In April 2020 I updated you on the position that the Land Bank (“the Bank”) found itself in. In line with the commitment to keeping you informed on this issue, please take the time to read this important update outlining some new developments. As ever, UNIGRO remains committed to ensuring it is doing all it can to ensure our customers’ needs are addressed, even in tough situations.
You may recall that on 21 January 2020 Moody’s Investor Service (“Moody’s”) announced the downgrade of the Bank’s issuer rating from Baa3 to Ba1, and its long-term national scale issuer rating from Aa1 to Aa3. Following Moody’s subsequent downgrade of South Africa’s sovereign credit rating on 27 March 2020, another downward rating adjustment was made to all state-owned entities, including the Land Bank, meaning that the Bank’s issuer rating was downgraded again from Ba1 to Ba2.
As I explained previously, these events had a significant impact on the liquidity position (cash flow) of the Bank, meaning it was not able to meet immediate obligations to settle a repayment under the terms of a revolving credit facility with one of its lenders. The non-payment constituted a default. At the time, the Bank indicated that it was in consultation with the lender concerned to negotiate a waiver and an extension of the repayment date. These consultations are ongoing and have not to our knowledge been finalised.
I also said at the time that any potential default could prevent the Bank from raising funding. The Land Bank’s inability to raise funding would make it difficult for it to meet its disbursement obligations under a Service Level Agreement. This in turn could negatively impact on UNIGRO’s ability to provide liquidity to farmers through our loan agreements.
Because UNIGRO and the Bank have had a significant partnership in place through the Service Level Agreement since 2011, we have held several meetings with the Bank both before this situation developed and throughout the crisis, and we remain in constant communication with key stakeholders.

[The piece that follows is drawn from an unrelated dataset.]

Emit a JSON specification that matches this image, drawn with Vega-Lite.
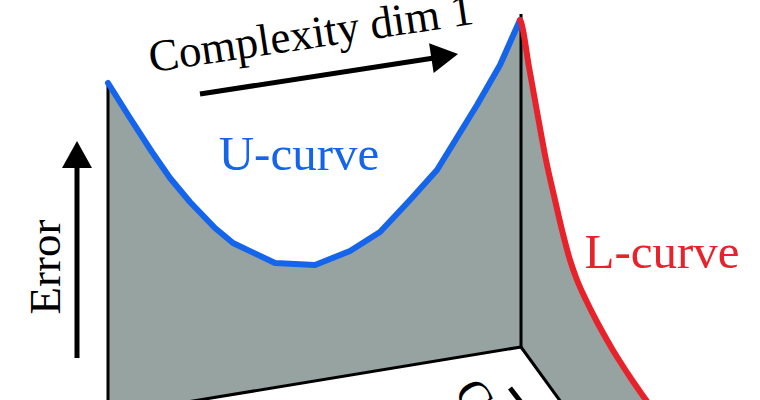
{
  "$schema": "https://vega.github.io/schema/vega-lite/v6.json",
  "width": 760,
  "height": 400,
  "autosize": {"type": "none"},
  "padding": 0,
  "background": "white",
  "config": {"view": {"stroke": null}},
  "datasets": {
    "front": [
      {"x": 108, "y": 83, "yb": 414.1},
      {"x": 130, "y": 118, "yb": 410.5},
      {"x": 152, "y": 152, "yb": 406.9},
      {"x": 170, "y": 178, "yb": 403.9},
      {"x": 190, "y": 202, "yb": 400.6},
      {"x": 215, "y": 228, "yb": 396.5},
      {"x": 233, "y": 243, "yb": 393.5},
      {"x": 275, "y": 263, "yb": 386.6},
      {"x": 315, "y": 265, "yb": 380.0},
      {"x": 350, "y": 251, "yb": 374.2},
      {"x": 380, "y": 232, "yb": 369.3},
      {"x": 410, "y": 200, "yb": 364.3},
      {"x": 437, "y": 170, "yb": 359.9},
      {"x": 477, "y": 105, "yb": 353.3},
      {"x": 500, "y": 65, "yb": 349.5},
      {"x": 520, "y": 20, "yb": 347.2}
    ],
    "side": [
      {"y": 20, "xl": 520, "xr": 520},
      {"y": 22, "xl": 521, "xr": 521},
      {"y": 67, "xl": 521, "xr": 529},
      {"y": 117, "xl": 521, "xr": 538},
      {"y": 160, "xl": 521, "xr": 546},
      {"y": 200, "xl": 521, "xr": 555},
      {"y": 230, "xl": 521, "xr": 562},
      {"y": 260, "xl": 521, "xr": 570},
      {"y": 280, "xl": 521, "xr": 577},
      {"y": 300, "xl": 521, "xr": 586},
      {"y": 320, "xl": 521, "xr": 596},
      {"y": 340, "xl": 521, "xr": 607},
      {"y": 347, "xl": 521, "xr": 611},
      {"y": 360, "xl": 530.4, "xr": 619},
      {"y": 380, "xl": 544.8, "xr": 632},
      {"y": 400, "xl": 559.3, "xr": 646},
      {"y": 420, "xl": 573.7, "xr": 660}
    ],
    "edges": [
      {"x": 108, "y": 83, "x2": 108, "y2": 420},
      {"x": 521, "y": 14, "x2": 521, "y2": 347},
      {"x": 521, "y": 347, "x2": 108, "y2": 415},
      {"x": 521, "y": 347, "x2": 574, "y2": 420}
    ],
    "shafts": [
      {"x": 77, "y": 166, "x2": 77, "y2": 358},
      {"x": 200, "y": 94, "x2": 434, "y2": 58},
      {"x": 510, "y": 388, "x2": 530, "y2": 414}
    ]
  },
  "layer": [
    {
      "data": {"name": "front"},
      "mark": {"type": "area", "color": "#97a3a0", "clip": true, "opacity": 1},
      "encoding": {
        "x": {"field": "x", "type": "quantitative", "scale": {"domain": [0, 760], "nice": false, "zero": false}, "axis": null},
        "y": {"field": "y", "type": "quantitative", "scale": {"domain": [0, 400], "reverse": true, "nice": false, "zero": false}, "axis": null},
        "y2": {"field": "yb"}
      }
    },
    {
      "data": {"name": "side"},
      "mark": {"type": "area", "orient": "horizontal", "interpolate": "monotone", "color": "#97a3a0", "clip": true, "opacity": 1},
      "encoding": {
        "y": {"field": "y", "type": "quantitative", "scale": {"domain": [0, 400], "reverse": true, "nice": false, "zero": false}, "axis": null},
        "x": {"field": "xl", "type": "quantitative", "scale": {"domain": [0, 760], "nice": false, "zero": false}, "axis": null},
        "x2": {"field": "xr"}
      }
    },
    {
      "data": {"name": "edges"},
      "mark": {"type": "rule", "color": "black", "strokeWidth": 3, "clip": true},
      "encoding": {
        "x": {"field": "x", "type": "quantitative", "scale": {"domain": [0, 760], "nice": false, "zero": false}, "axis": null},
        "y": {"field": "y", "type": "quantitative", "scale": {"domain": [0, 400], "reverse": true, "nice": false, "zero": false}, "axis": null},
        "x2": {"field": "x2"},
        "y2": {"field": "y2"}
      }
    },
    {
      "data": {"name": "front"},
      "mark": {"type": "line", "color": "#1464ec", "strokeWidth": 6, "strokeJoin": "round", "strokeCap": "round", "clip": true},
      "encoding": {
        "x": {"field": "x", "type": "quantitative", "scale": {"domain": [0, 760], "nice": false, "zero": false}, "axis": null},
        "y": {"field": "y", "type": "quantitative", "scale": {"domain": [0, 400], "reverse": true, "nice": false, "zero": false}, "axis": null}
      }
    },
    {
      "data": {"name": "side"},
      "mark": {"type": "line", "interpolate": "monotone", "color": "#e8222b", "strokeWidth": 6, "strokeJoin": "round", "strokeCap": "round", "clip": true},
      "encoding": {
        "x": {"field": "xr", "type": "quantitative", "scale": {"domain": [0, 760], "nice": false, "zero": false}, "axis": null},
        "y": {"field": "y", "type": "quantitative", "scale": {"domain": [0, 400], "reverse": true, "nice": false, "zero": false}, "axis": null},
        "order": {"field": "y"}
      }
    },
    {
      "data": {"name": "shafts"},
      "mark": {"type": "rule", "color": "black", "strokeWidth": 5, "clip": true},
      "encoding": {
        "x": {"field": "x", "type": "quantitative", "scale": {"domain": [0, 760], "nice": false, "zero": false}, "axis": null},
        "y": {"field": "y", "type": "quantitative", "scale": {"domain": [0, 400], "reverse": true, "nice": false, "zero": false}, "axis": null},
        "x2": {"field": "x2"},
        "y2": {"field": "y2"}
      }
    },
    {
      "data": {"values": [{"x": 77, "y": 154.5}]},
      "mark": {"type": "point", "shape": "M0,-0.9L1,0.9L-1,0.9Z", "size": 900, "filled": true, "color": "black", "opacity": 1, "strokeWidth": 0, "angle": 0},
      "encoding": {
        "x": {"field": "x", "type": "quantitative", "scale": {"domain": [0, 760], "nice": false, "zero": false}, "axis": null},
        "y": {"field": "y", "type": "quantitative", "scale": {"domain": [0, 400], "reverse": true, "nice": false, "zero": false}, "axis": null}
      }
    },
    {
      "data": {"values": [{"x": 444.7, "y": 56.1}]},
      "mark": {"type": "point", "shape": "M0,-0.9L1,0.9L-1,0.9Z", "size": 900, "filled": true, "color": "black", "opacity": 1, "strokeWidth": 0, "angle": 81.2},
      "encoding": {
        "x": {"field": "x", "type": "quantitative", "scale": {"domain": [0, 760], "nice": false, "zero": false}, "axis": null},
        "y": {"field": "y", "type": "quantitative", "scale": {"domain": [0, 400], "reverse": true, "nice": false, "zero": false}, "axis": null}
      }
    },
    {
      "data": {"values": [{"x": 313, "y": 48, "label": "Complexity dim 1"}]},
      "mark": {"type": "text", "font": "Liberation Serif", "fontSize": 45, "color": "black", "angle": -8.5, "align": "center", "baseline": "alphabetic"},
      "encoding": {
        "x": {"field": "x", "type": "quantitative", "scale": {"domain": [0, 760], "nice": false, "zero": false}, "axis": null},
        "y": {"field": "y", "type": "quantitative", "scale": {"domain": [0, 400], "reverse": true, "nice": false, "zero": false}, "axis": null},
        "text": {"field": "label"}
      }
    },
    {
      "data": {"values": [{"x": 60, "y": 267, "label": "Error"}]},
      "mark": {"type": "text", "font": "Liberation Serif", "fontSize": 45, "color": "black", "angle": -90, "align": "center", "baseline": "alphabetic"},
      "encoding": {
        "x": {"field": "x", "type": "quantitative", "scale": {"domain": [0, 760], "nice": false, "zero": false}, "axis": null},
        "y": {"field": "y", "type": "quantitative", "scale": {"domain": [0, 400], "reverse": true, "nice": false, "zero": false}, "axis": null},
        "text": {"field": "label"}
      }
    },
    {
      "data": {"values": [{"x": 299, "y": 170, "label": "U-curve"}]},
      "mark": {"type": "text", "font": "Liberation Serif", "fontSize": 49, "color": "#1464ec", "align": "center", "baseline": "alphabetic"},
      "encoding": {
        "x": {"field": "x", "type": "quantitative", "scale": {"domain": [0, 760], "nice": false, "zero": false}, "axis": null},
        "y": {"field": "y", "type": "quantitative", "scale": {"domain": [0, 400], "reverse": true, "nice": false, "zero": false}, "axis": null},
        "text": {"field": "label"}
      }
    },
    {
      "data": {"values": [{"x": 662, "y": 268, "label": "L-curve"}]},
      "mark": {"type": "text", "font": "Liberation Serif", "fontSize": 49, "color": "#e8222b", "align": "center", "baseline": "alphabetic"},
      "encoding": {
        "x": {"field": "x", "type": "quantitative", "scale": {"domain": [0, 760], "nice": false, "zero": false}, "axis": null},
        "y": {"field": "y", "type": "quantitative", "scale": {"domain": [0, 400], "reverse": true, "nice": false, "zero": false}, "axis": null},
        "text": {"field": "label"}
      }
    },
    {
      "data": {"values": [{"x": 453, "y": 392, "label": "Complexity dim 2"}]},
      "mark": {"type": "text", "font": "Liberation Serif", "fontSize": 46, "color": "black", "angle": 56, "align": "left", "baseline": "alphabetic"},
      "encoding": {
        "x": {"field": "x", "type": "quantitative", "scale": {"domain": [0, 760], "nice": false, "zero": false}, "axis": null},
        "y": {"field": "y", "type": "quantitative", "scale": {"domain": [0, 400], "reverse": true, "nice": false, "zero": false}, "axis": null},
        "text": {"field": "label"}
      }
    }
  ]
}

As far as UNIGRO is aware, the R3 billion injection approved by Government has unfortunately not yet materialised. As the situation remains unremedied by both the Bank and by Government, what I warned against has now happened, with an unfortunate knock-on effect on UNIGRO and potentially our ability to lend fully to customers.
We have therefore proactively started a process of sourcing alternative funding and are in the process of securing a maximum of R2 billion in short-term finance, R7 billion in longer-term finance as well as additional short-term syndicated and other funding for facilities to try to mitigate this crisis.
UNIGRO will further ensure that going forward, even if the Bank receives the R3 billion in funding from Government, our own funding lines are diversified to limit risk to our customers. However, due to the size of these funding lines, and in the current economic climate, negotiations are taking a little longer than expected and this in turn means that UNIGRO disbursements to farmers could be at a reduced rate until such time as liquidity is restored, and the Land Bank is able to meet its commitments under our Service Level Agreement. We ask for your understanding in this regard, and expect that the new secured lines of funding will be in place by the end of the year.
In the interim. I urge you to please remain in contact with your relationship manager, as things can change at very short notice in this climate of uncertainty.
Finally, thank you for your continued support of UNIGRO and the AFGRI Group. Please liaise with your relationship manager for updates, although as soon as we have further clarity on developments with regards to the Bank, I will communicate with you again.
Together we will make it through this unprecedented time for our area and the country.